** begin Data provided **
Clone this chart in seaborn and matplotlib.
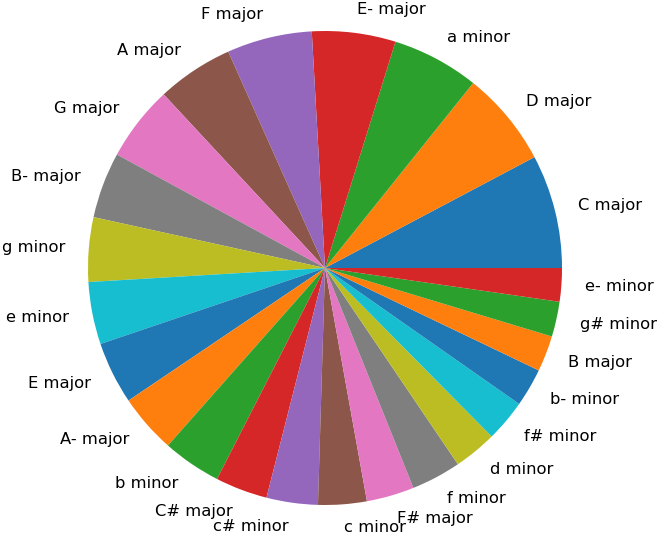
import matplotlib
matplotlib.use("Agg")
import matplotlib.pyplot as plt
import seaborn as sns

keys = ["C major", "D major", "a minor", "E- major", "F major", "A major",
        "G major", "B- major", "g minor", "e minor", "E major", "A- major",
        "b minor", "C# major", "c# minor", "c minor", "F# major", "f minor",
        "d minor", "f# minor", "b- minor", "B major", "g# minor", "e- minor"]
counts = [27.9, 23.4, 21.4, 20.5, 20.9, 18.8, 18.5, 16.2, 15.8, 15.3, 15.3, 14.5,
          14.4, 12.8, 12.6, 11.9, 11.7, 12.2, 10.6, 10.3, 9.4, 8.8, 8.6, 8.2]

palette = sns.color_palette("tab10", 10)
colors = [palette[i % 10] for i in range(len(counts))]

fig = plt.figure(figsize=(6.64, 5.5), dpi=100)
ax = fig.add_axes([88 / 664, 45 / 550, 474 / 664, 474 / 550])
ax.pie(counts, labels=keys, colors=colors, startangle=0, counterclock=True,
       textprops={"fontsize": 11.8})
ax.set_xlim(-1, 1)
ax.set_ylim(-1, 1)
ax.set_aspect("equal")
ax.axis("off")
fig.savefig("out.png", dpi=100)
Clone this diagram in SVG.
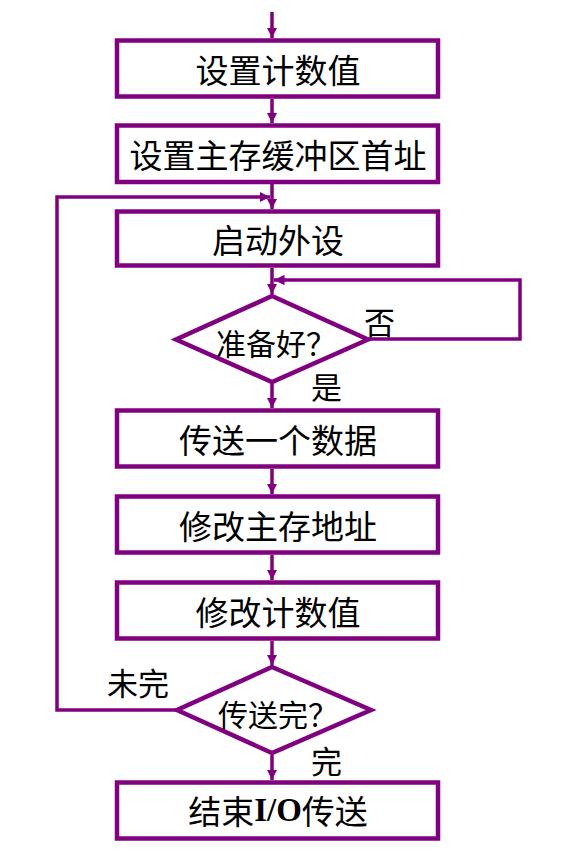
<svg xmlns="http://www.w3.org/2000/svg" width="567" height="854" viewBox="0 0 567 854">
<style>
.box{fill:#fff;stroke:#800080;stroke-width:4.5}
.dia{fill:#fff;stroke:#800080;stroke-width:4.5}
.ln{fill:none;stroke:#800080;stroke-width:3.5}
.t{font-family:"Noto Sans CJK SC","Noto Sans",sans-serif;font-size:33px;fill:#000;text-anchor:middle;dominant-baseline:central}
.lab{font-family:"Noto Sans CJK SC","Noto Sans",sans-serif;font-size:31px;fill:#000}
.io{font-family:"Liberation Serif",serif;font-weight:bold}
</style>
<defs>
<marker id="ah" viewBox="0 0 10 10" refX="10" refY="5" markerWidth="3" markerHeight="3" orient="auto" markerUnits="strokeWidth">
<path d="M0,0 L10,5 L0,10 z" fill="#800080"/>
</marker>
</defs>
<g id="connectors">
<line class="ln" x1="272" y1="12" x2="272" y2="38" marker-end="url(#ah)"/>
<line class="ln" x1="272" y1="99" x2="272" y2="123" marker-end="url(#ah)"/>
<line class="ln" x1="272" y1="184" x2="272" y2="209" marker-end="url(#ah)"/>
<line class="ln" x1="272" y1="268" x2="272" y2="294" marker-end="url(#ah)"/>
<line class="ln" x1="272" y1="383" x2="272" y2="408" marker-end="url(#ah)"/>
<line class="ln" x1="272" y1="469" x2="272" y2="494" marker-end="url(#ah)"/>
<line class="ln" x1="272" y1="555" x2="272" y2="580" marker-end="url(#ah)"/>
<line class="ln" x1="272" y1="641" x2="272" y2="665" marker-end="url(#ah)"/>
<line class="ln" x1="272" y1="755" x2="272" y2="780" marker-end="url(#ah)"/>
<polyline class="ln" points="368,339 520,339 520,280 274,280" marker-end="url(#ah)"/>
<polyline class="ln" points="177,710 57,710 57,197 270,197" marker-end="url(#ah)"/>
</g>
<g id="n1"><rect class="box" x="117" y="40.5" width="321" height="56"/><text class="t" x="278" y="69">设置计数值</text></g>
<g id="n2"><rect class="box" x="117" y="125.5" width="321" height="56.5"/><text class="t" x="278" y="154">设置主存缓冲区首址</text></g>
<g id="n3"><rect class="box" x="117" y="211.5" width="321" height="54"/><text class="t" x="278" y="239">启动外设</text></g>
<g id="d1"><polygon class="dia" points="272,296 368,339.5 272,382 176,339.5"/><text class="t" x="276" y="342" style="font-size:30px">准备好？</text></g>
<g id="n4"><rect class="box" x="117" y="410.5" width="321" height="56"/><text class="t" x="278" y="439">传送一个数据</text></g>
<g id="n5"><rect class="box" x="117" y="496.5" width="321" height="56"/><text class="t" x="278" y="525">修改主存地址</text></g>
<g id="n6"><rect class="box" x="117" y="582.5" width="321" height="56"/><text class="t" x="278" y="611">修改计数值</text></g>
<g id="d2"><polygon class="dia" points="272,667 371,710 272,753 177,710"/><text class="t" x="278" y="713" style="font-size:30px">传送完？</text></g>
<g id="n7"><rect class="box" x="117" y="782.5" width="321" height="56"/><text class="t" x="278" y="810">结束<tspan class="io">I/O</tspan>传送</text></g>
<g id="labels">
<text class="lab" x="364" y="334">否</text>
<text class="lab" x="311" y="399">是</text>
<text class="lab" x="107" y="695">未完</text>
<text class="lab" x="311" y="773">完</text>
</g>
</svg>
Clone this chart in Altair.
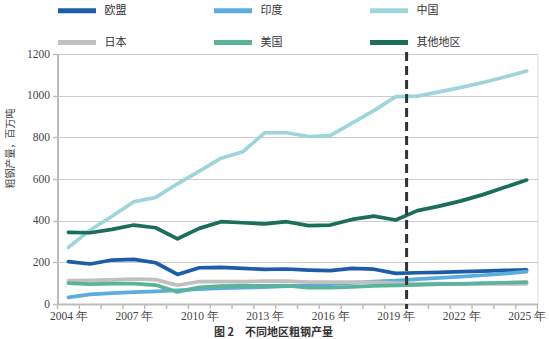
import altair as alt
import pandas as pd

years = list(range(2004, 2026))
series_names = ["欧盟", "印度", "中国", "日本", "美国", "其他地区"]
colors = ["#1d5ca8", "#5badde", "#9ed5da", "#c0c0c0", "#5ab39a", "#1a6e5a"]

eu = [203, 192, 211, 214, 198, 142, 174, 176, 171, 166, 168, 163, 160, 171, 167, 147, 150, 152, 155, 158, 161, 164]
india = [32, 46, 52, 57, 61, 66, 71, 76, 78, 81, 86, 89, 95, 101, 108, 112, 119, 125, 131, 138, 146, 155]
china = [272, 355, 421, 491, 512, 577, 638, 700, 731, 822, 822, 804, 808, 868, 928, 995, 998, 1018, 1040, 1063, 1090, 1118]
japan = [112, 113, 116, 120, 117, 90, 108, 107, 107, 110, 110, 105, 105, 105, 104, 100, 98, 98, 97, 97, 96, 96]
usa = [100, 95, 98, 98, 91, 58, 80, 86, 88, 87, 88, 79, 79, 82, 87, 89, 92, 95, 97, 100, 102, 105]
other = [344, 342, 358, 379, 366, 313, 363, 395, 390, 385, 395, 376, 379, 406, 422, 403, 448, 470, 495, 525, 560, 595]

tick_labels = [2004, 2007, 2010, 2013, 2016, 2019, 2022, 2025]
forecast_boundary = [2019.5]
minor_ticks = [y - 0.5 for y in years] + [years[-1] + 0.5]

values = [eu, india, china, japan, usa, other]
rows = []
for name, vals in zip(series_names, values):
    for y, v in zip(years, vals):
        rows.append({"year": y, "value": v, "region": name})
df = pd.DataFrame(rows)

serif = "Liberation Serif"

x_scale = alt.Scale(domain=[2003.5, 2025.5], nice=False, zero=False)
y_scale = alt.Scale(domain=[0, 1200], nice=False)

lines = alt.Chart(df).mark_line(strokeWidth=3.7, strokeCap="round", strokeJoin="round").encode(
    x=alt.X("year:Q", scale=x_scale,
            axis=alt.Axis(values=tick_labels, labelExpr="datum.value + ' 年'", ticks=False, grid=False,
                          domainColor="#bdbdbd", domainWidth=2, labelFont=serif, labelFontSize=11.5,
                          labelColor="#444", labelPadding=6, title=None)),
    y=alt.Y("value:Q", scale=y_scale,
            axis=alt.Axis(values=[0, 200, 400, 600, 800, 1000, 1200], format="d", grid=True,
                          gridColor="#cccccc", gridWidth=1, domainColor="#bdbdbd", domainWidth=2,
                          tickColor="#bdbdbd", tickSize=5, tickWidth=1.5, labelFont=serif,
                          labelFontSize=11.5, labelColor="#444", labelPadding=3,
                          title="粗钢产量，百万吨", titleFont="Noto Sans CJK SC", titleFontSize=10,
                          titleFontWeight="normal", titleColor="#444", titleX=-42, titleY=94)),
    color=alt.Color("region:N", sort=series_names,
                    scale=alt.Scale(domain=series_names, range=colors),
                    legend=alt.Legend(orient="none", legendX=-2, legendY=-65, columns=3,
                                      direction="horizontal", title=None,
                                      symbolType="stroke", symbolSize=1444, symbolStrokeWidth=5,
                                      labelFont="Noto Sans CJK SC", labelFontSize=11, labelColor="#333",
                                      labelOffset=6, columnPadding=77, rowPadding=0, gridAlign="each")),
    detail="region:N",
)

ticks = alt.Chart(pd.DataFrame({"t": minor_ticks})).mark_rule(color="#bdbdbd", strokeWidth=1.5).encode(
    x=alt.X("t:Q", scale=x_scale),
    y=alt.value(250),
    y2=alt.value(255),
)

dash = alt.Chart(pd.DataFrame({"b": forecast_boundary})).mark_rule(
    color="#333333", strokeWidth=3, strokeDash=[9, 5]).encode(
    x=alt.X("b:Q", scale=x_scale),
    y=alt.value(-2),
    y2=alt.value(255),
)

chart = alt.layer(ticks, lines, dash).properties(
    width=480, height=250,
    autosize=alt.AutoSizeParams(type="none"),
    padding={"left": 57.5, "top": 54, "right": 11.5, "bottom": 35},
    title=alt.TitleParams("图 2　不同地区粗钢产量", orient="bottom", anchor="middle", dx=-24, offset=5,
                          font="Noto Sans CJK SC", fontSize=11, fontWeight="bold", color="#333"),
).configure_view(stroke=None).configure(background="white")

chart.save("out.html", embed_options={"renderer": "svg", "actions": False})
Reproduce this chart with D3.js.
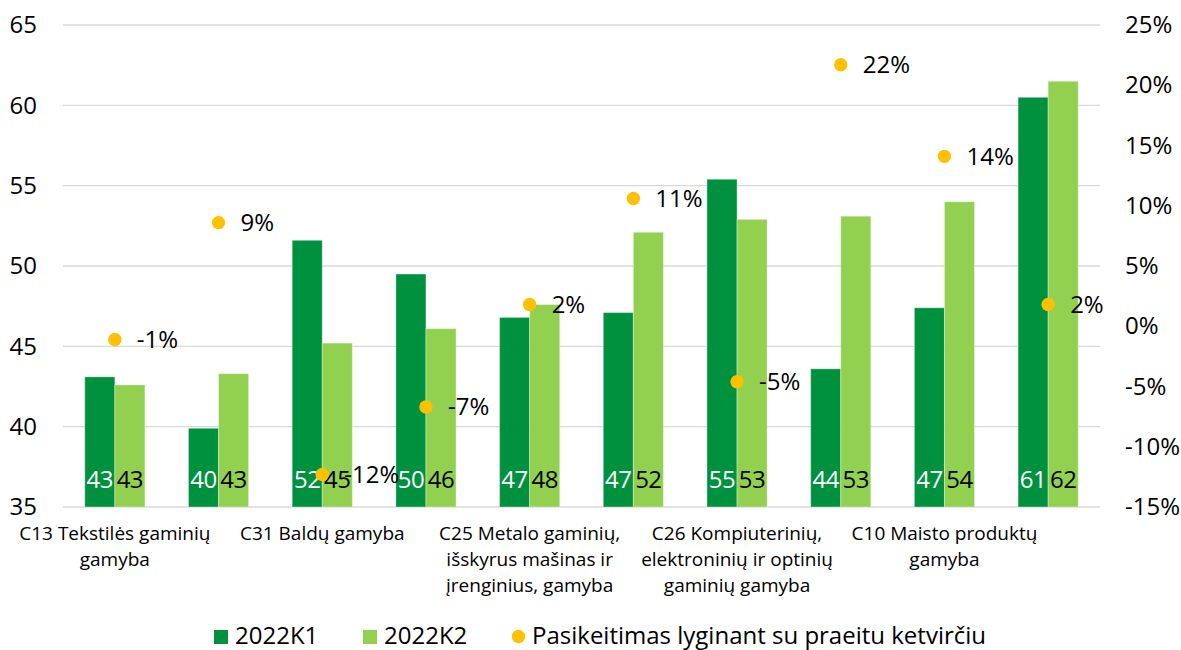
** end Data provided **
■ Instructions to follow
Return the lines of the records that include the string "seaborn".

■ Reply
Clone this chart in seaborn and matplotlib.
import seaborn as sns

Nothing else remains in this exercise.